When the agent is done, the result holds a clean structured_output field, validated against your schema — no manual parsing, no regex. That’s “it extracts in the format I want.”

And every brick of the pattern is visible:

harness → query()
agent.md → the CLAUDE.md loaded by settingSources
skill → .claude/skills/profile-analysis/SKILL.md, enabled by skills
guardrail → allowedTools (and canUseTool if you want to vet each call)

Memory sits on top, so it keeps a history of profiles already analyzed and compares how they evolve from one run to the next.

The real decision: agentic search vs RAG

The trap, when you want an agent to dig through documents, is to reach reflexively for a full RAG: vector DB, embeddings, chunking. Don’t do that by default.

In the example above, the agent has no vector store at all. It searches the files itself with its tools (Read, Glob) — that’s agentic search. Simpler, less code, and you validate the product faster. You only add pgvector the day a corpus gets genuinely large and latency starts to matter.

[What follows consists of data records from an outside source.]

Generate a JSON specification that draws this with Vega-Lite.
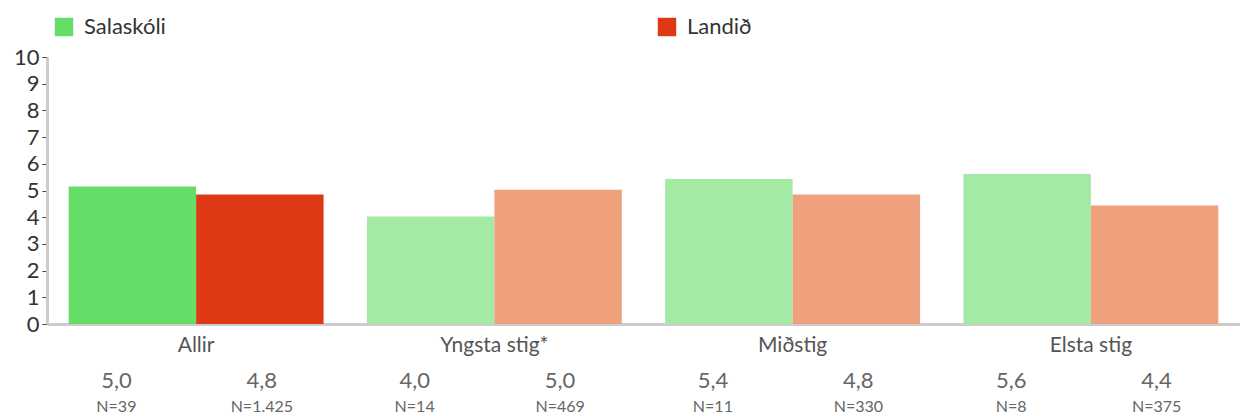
{
  "$schema": "https://vega.github.io/schema/vega-lite/v6.json",
  "width": 1193,
  "height": 267,
  "autosize": {"type": "none"},
  "padding": {"left": 47, "top": 57, "right": 0, "bottom": 92},
  "background": "white",
  "config": {
    "font": "Lato",
    "view": {"stroke": null},
    "axisY": {
      "title": null, "tickCount": 10, "grid": false, "labelOverlap": false,
      "domainColor": "#cccccc", "domainWidth": 3, "tickColor": "#444444", "tickSize": 5,
      "labelFontSize": 22, "labelColor": "#333333", "labelPadding": 3
    }
  },
  "data": {
    "values": [
      {"group": "Allir", "series": "Salaskóli", "value": 5.15, "label": "5,0", "n": "N=39"},
      {"group": "Allir", "series": "Landið", "value": 4.85, "label": "4,8", "n": "N=1.425"},
      {"group": "Yngsta stig*", "series": "Salaskóli", "value": 4.03, "label": "4,0", "n": "N=14"},
      {"group": "Yngsta stig*", "series": "Landið", "value": 5.03, "label": "5,0", "n": "N=469"},
      {"group": "Miðstig", "series": "Salaskóli", "value": 5.43, "label": "5,4", "n": "N=11"},
      {"group": "Miðstig", "series": "Landið", "value": 4.85, "label": "4,8", "n": "N=330"},
      {"group": "Elsta stig", "series": "Salaskóli", "value": 5.62, "label": "5,6", "n": "N=8"},
      {"group": "Elsta stig", "series": "Landið", "value": 4.44, "label": "4,4", "n": "N=375"}
    ]
  },
  "encoding": {
    "x": {
      "field": "group", "type": "nominal", "sort": ["Allir", "Yngsta stig*", "Miðstig", "Elsta stig"],
      "scale": {"paddingInner": 0, "paddingOuter": 0},
      "axis": {
        "title": null, "ticks": false, "domainColor": "#cccccc", "domainWidth": 3,
        "labelAngle": 0, "labelFontSize": 21, "labelColor": "#555555", "labelPadding": 10
      }
    },
    "xOffset": {
      "field": "series", "type": "nominal", "sort": ["Salaskóli", "Landið"],
      "scale": {"paddingOuter": 0.17, "paddingInner": 0}
    }
  },
  "layer": [
    {
      "layer": [
        {
          "transform": [{"filter": "datum.group === 'Allir'"}],
          "mark": {"type": "bar"},
          "encoding": {
            "color": {
              "field": "series", "type": "nominal",
              "scale": {"domain": ["Salaskóli", "Landið"], "range": ["#66DD66", "#DD3914"]},
              "legend": {
                "title": null, "orient": "none", "legendX": 6, "legendY": -41, "direction": "horizontal",
                "symbolType": "square", "symbolSize": 340, "symbolStrokeWidth": 0,
                "labelFontSize": 22, "labelColor": "#333333", "labelOffset": 9, "columnPadding": 490
              }
            }
          }
        },
        {
          "transform": [{"filter": "datum.group !== 'Allir'"}],
          "mark": {"type": "bar"},
          "encoding": {
            "color": {
              "field": "series", "type": "nominal",
              "scale": {"domain": ["Salaskóli", "Landið"], "range": ["#A4E9A4", "#EEA17C"]},
              "legend": null
            }
          }
        }
      ],
      "encoding": {
        "y": {
          "field": "value", "type": "quantitative",
          "scale": {"domain": [0, 10], "nice": false}
        }
      },
      "resolve": {"scale": {"color": "independent"}}
    },
    {
      "transform": [{"filter": "datum.series === 'Salaskóli'"}],
      "mark": {"type": "text", "fontSize": 22, "color": "#666666", "dy": 57, "dx": -16, "baseline": "middle"},
      "encoding": {"y": {"datum": 0, "type": "quantitative"}, "text": {"field": "label"}}
    },
    {
      "transform": [{"filter": "datum.series === 'Landið'"}],
      "mark": {"type": "text", "fontSize": 22, "color": "#666666", "dy": 57, "dx": 2, "baseline": "middle"},
      "encoding": {"y": {"datum": 0, "type": "quantitative"}, "text": {"field": "label"}}
    },
    {
      "transform": [{"filter": "datum.series === 'Salaskóli'"}],
      "mark": {"type": "text", "fontSize": 16, "color": "#666666", "dy": 83, "dx": -16, "baseline": "middle"},
      "encoding": {"y": {"datum": 0, "type": "quantitative"}, "text": {"field": "n"}}
    },
    {
      "transform": [{"filter": "datum.series === 'Landið'"}],
      "mark": {"type": "text", "fontSize": 16, "color": "#666666", "dy": 83, "dx": 2, "baseline": "middle"},
      "encoding": {"y": {"datum": 0, "type": "quantitative"}, "text": {"field": "n"}}
    }
  ],
  "resolve": {"scale": {"color": "independent"}}
}
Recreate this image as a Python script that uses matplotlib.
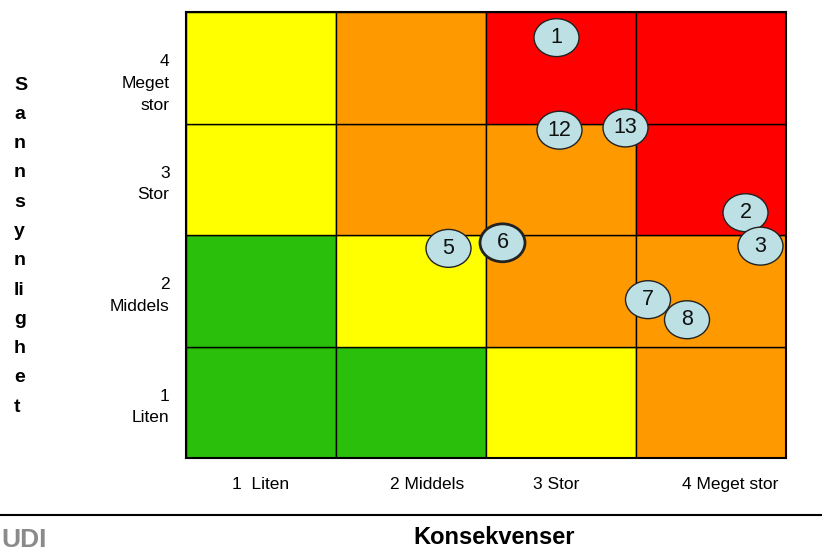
import matplotlib.pyplot as plt
from matplotlib.patches import Rectangle, Ellipse

plt.rcParams['font.family'] = ['Liberation Sans', 'DejaVu Sans']

# risk matrix colours, rows from bottom (1 Liten) to top (4 Meget stor)
grid_colors = [
    ['#29BF0B', '#29BF0B', '#FFFF00', '#FF9900'],
    ['#29BF0B', '#FFFF00', '#FF9900', '#FF9900'],
    ['#FFFF00', '#FF9900', '#FF9900', '#FF0000'],
    ['#FFFF00', '#FF9900', '#FF0000', '#FF0000'],
]
x_labels = ['1  Liten', '2 Middels', '3 Stor', '4 Meget stor']
y_labels = ['1\nLiten', '2\nMiddels', '3\nStor', '4\nMeget\nstor']

# risks: id, consequence (x), probability (y)
risk_ids = ['1', '12', '13', '2', '3', '5', '6', '7', '8']
risk_x = [2.47, 2.49, 2.93, 3.73, 3.83, 1.75, 2.11, 3.08, 3.34]
risk_y = [3.77, 2.94, 2.96, 2.20, 1.90, 1.88, 1.93, 1.42, 1.24]

fig = plt.figure(figsize=(8.22, 5.53), dpi=100)
ax = fig.add_axes([186/822, 95/553, 600/822, 446/553])

for r in range(4):
    for c in range(4):
        ax.add_patch(Rectangle((c, r), 1, 1, facecolor=grid_colors[r][c],
                               edgecolor='black', linewidth=1))

for i, name in enumerate(risk_ids):
    lw = 2 if name == '6' else 1
    ax.add_patch(Ellipse((risk_x[i], risk_y[i]), 0.30, 0.34, facecolor='#BCE0E4',
                         edgecolor='#222222', linewidth=lw, zorder=3))
    ax.text(risk_x[i], risk_y[i], name, ha='center', va='center', fontsize=15.5,
            color='#111111', zorder=4)

ax.set_xlim(0, 4)
ax.set_ylim(0, 4)
ax.set_xticks([])
ax.set_yticks([])
for s in ax.spines.values():
    s.set_linewidth(1.5)

# x category labels (slightly off-centre as in the original)
x_pos = [0.5, 1.61, 2.47, 3.63]
for xp, lab in zip(x_pos, x_labels):
    ax.text(xp, -0.235, lab, ha='center', va='center', fontsize=12.5)

for i, lab in enumerate(y_labels):
    ax.text(-0.11, i + 0.5 + 0.12, lab, ha='right', va='top', fontsize=12.5,
            linespacing=1.55)

# stacked axis title
letters = ['S', 'a', 'n', 'n', 's', 'y', 'n', 'li', 'g', 'h', 'e', 't']
for i, ch in enumerate(letters):
    fig.text(14/822, 1 - (85 + i*29.3)/553, ch, ha='left', va='center',
             fontsize=14, fontweight='bold')

fig.text(494/822, 1 - 538/553, 'Konsekvenser', ha='center', va='center',
         fontsize=17, fontweight='bold')

fig.add_artist(plt.Line2D([0, 1], [1 - 515/553, 1 - 515/553], color='black',
                          linewidth=1.5))
fig.text(1/822, 1/553, 'UDI', ha='left', va='bottom', fontsize=19,
         fontweight='bold', color='#8a8a8a', fontstretch='condensed')

fig.savefig('out.png', dpi=100)
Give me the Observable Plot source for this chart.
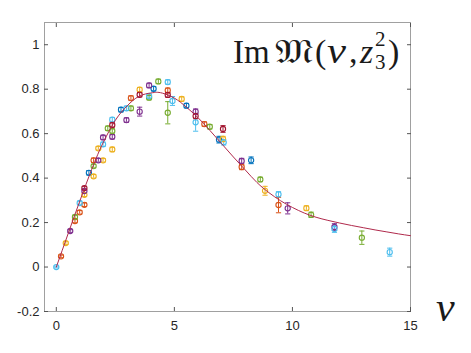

The tradeoff to know: multi-step agentic search burns more tokens than a plain vector lookup. Hence the rule — small/medium corpus → agentic over files; large corpus with frequent queries → a vector store as a sidecar.

Where to start

The order that kept me from drowning:

Level 0 — the loop by hand, one evening. Code call → tool → feed-back yourself, no framework, with one or two tools. ~80 lines. You see exactly what the SDK hides. The most formative step.
Level 1 — a real mini-harness with the SDK. Reuse the example above: a CLAUDE.md, a skill, query() with guardrails. You’ve got a reusable agent.
Level 2 — observability & orchestration. When the logic gets complex (sub-agents, branches), add logging and trace cost and success rate.

The lesson I keep: start with the loop, not the model. The model you swap in one line. The harness is what separates a demo that impresses from an agent that ships — and the good news is, it’s already written.